Justin Clifford Rhody is a filmmaker, photographer, curator and sound artist based in Santa Fe, New Mexico. His work has been exhibited and published both nationally and internationally in museums, galleries, film festivals, universities, books, and records. He has been organizing underground film, art and music events for over 20 years. Rhody is a co-founder/operator of No Name Cinema, the Cinema Director at the Center for Contemporary Arts Santa Fe, he runs the Physical media imprint, and performs in various free-improv music ensembles and expanded cinema groups.
To Alexandra - Yi Cui
HD | Color | 2025 | 72mins 00s | Stereo | USA & China
Note: Private Event/Screening Only
- Not Open to Public
Two travelogues intertwined.
A collage.
A correspondence.
Through text, the journey of the researcher-writer Alexandra David-Néel across the Himalayas a century ago is narrated via her letters home.

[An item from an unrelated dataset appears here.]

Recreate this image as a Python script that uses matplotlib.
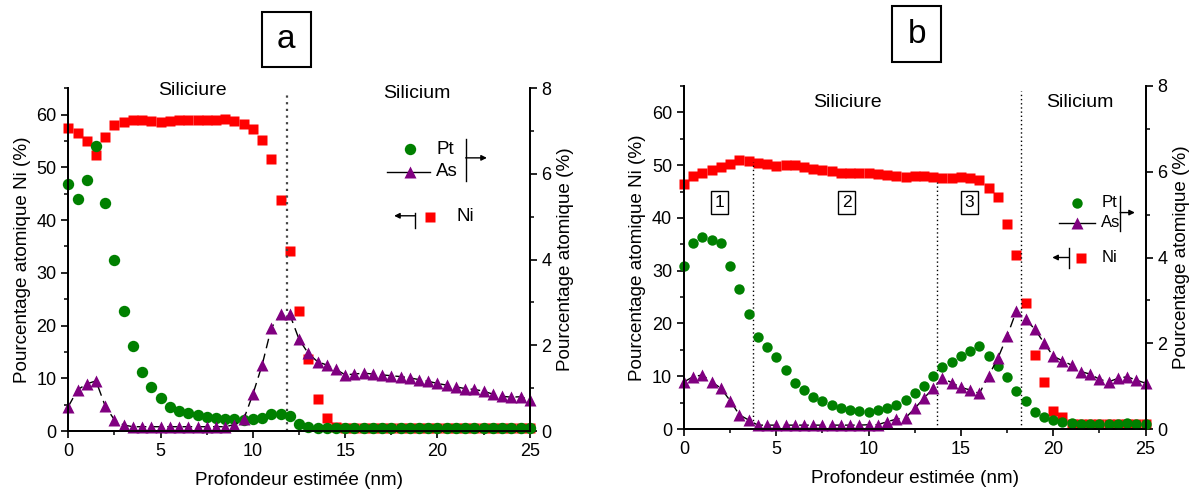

In audiovisual spaces, the filmmaker's experiences in eastern Tibet are reflected through her own lenses and those of the native Tibetan people.
Meandering between image, sound and text—and between past and present—the film invites the viewers into a meditative space within the cinema, where they could contemplate life, death, nature, the self, and more.
Yi Cui is a Chinese filmmaker who works between her homeland and North America. Her practice embraces a process-driven methodology, allowing her to explore the intersections of diverse cinematic forms. She has developed a body of work centred on the theme of 'Migrating Cinema,' delving into the connections between Indigenous cinema, auto-ethnography, traveling film projection, and ancient screen arts such as the shadow theatre.
Her work has received accolades, including the Grand Prize at the International Short Film Festival Oberhausen, the Libraries’ Award at Cinéma du Réel, the Best Short Film Award from the American Anthropological Association’s Visual Anthropology Film & Media Festival. Several of Yi’s films have been screened at exhibitions and festivals worldwide, including the Rotterdam International Film Festival, Images Festival, Viennale International Film Festival, Short Film Week Regensburg, Message to Man, and Iran International Documentary Film Festival Cinéma Vérité, among others. Yi was a Flaherty Seminar Fellow in 2024.